Generating dendritic Ca²⁺ spikes with different models of Ca²⁺ buffering in cerebellar Purkinje cells

Ca²⁺ mechanisms, present mainly on the dendritic tree of cerebellar Purkinje cells (PC) [1], significantly influence its activity pattern [2, 3], synaptic integration [4], etc. Particularly, the intracellular dynamics controlling Ca²⁺concentrations can play a crucial role in the physiological interaction between the Ca²⁺ channels and Ca²⁺-activated K⁺ (KCa) channels [5]. The simplest, but commonly used model, the Ca²⁺ pool with a short relaxation time, will fail to simulate interactions occurring at multiple time scales. On the other hand, detailed computational models including various Ca²⁺ buffers and pumps [6] can result in large computational cost due to radial diffusion in large compartments, which may need to be avoided when simulating morphologically detailed PC models.

We present a method using compensating mechanisms to replace radial diffusion and compared the dynamics of different Ca²⁺ buffering models during generation of dendritic Ca²⁺ spikes during somatic bursting or depolarization [1]. As for the membrane mechanisms, we used a recently constructed single compartment model of a PC dendritic segment with the Ca²⁺ channels of P- and T-type and KCa channels of BK- and SK-type, which can generate the Ca²⁺ spikes comparable to the experimental recordings [7]. The Ca²⁺ dynamics models are (i) a single Ca²⁺ pool, (ii) two Ca²⁺ pools respectively for the fast and slow transients, (iii) detailed Ca²⁺ dynamics with calbindin, parvalbumin, pump and diffusion, and (iv) detailed Ca²⁺ dynamics with calbindin, parvalbumin, pump and diffusion compensation [6]. The simulated membrane voltage was compared with electrophysiological data.

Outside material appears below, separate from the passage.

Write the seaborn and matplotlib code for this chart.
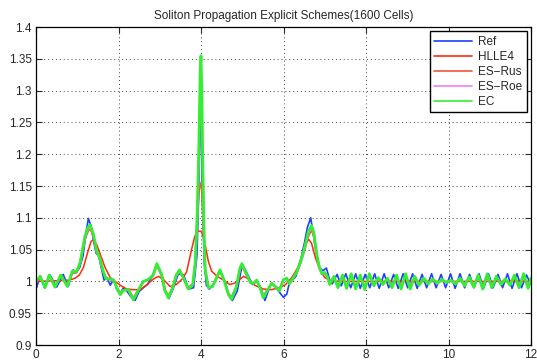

Our results show that detailed Ca²⁺ dynamics models with buffers, pumps, and diffusion have significantly better control over Ca²⁺ activated K⁺ channels and lead to physiologically more realistic simulations of Ca²⁺ spikes. Furthermore, the effect on Ca²⁺ dynamics of removing diffusion from the model can largely be eliminated by the compensating mechanisms. Therefore, physiologically realistic Ca²⁺ concentration dynamics can be simulated at reasonable computational cost.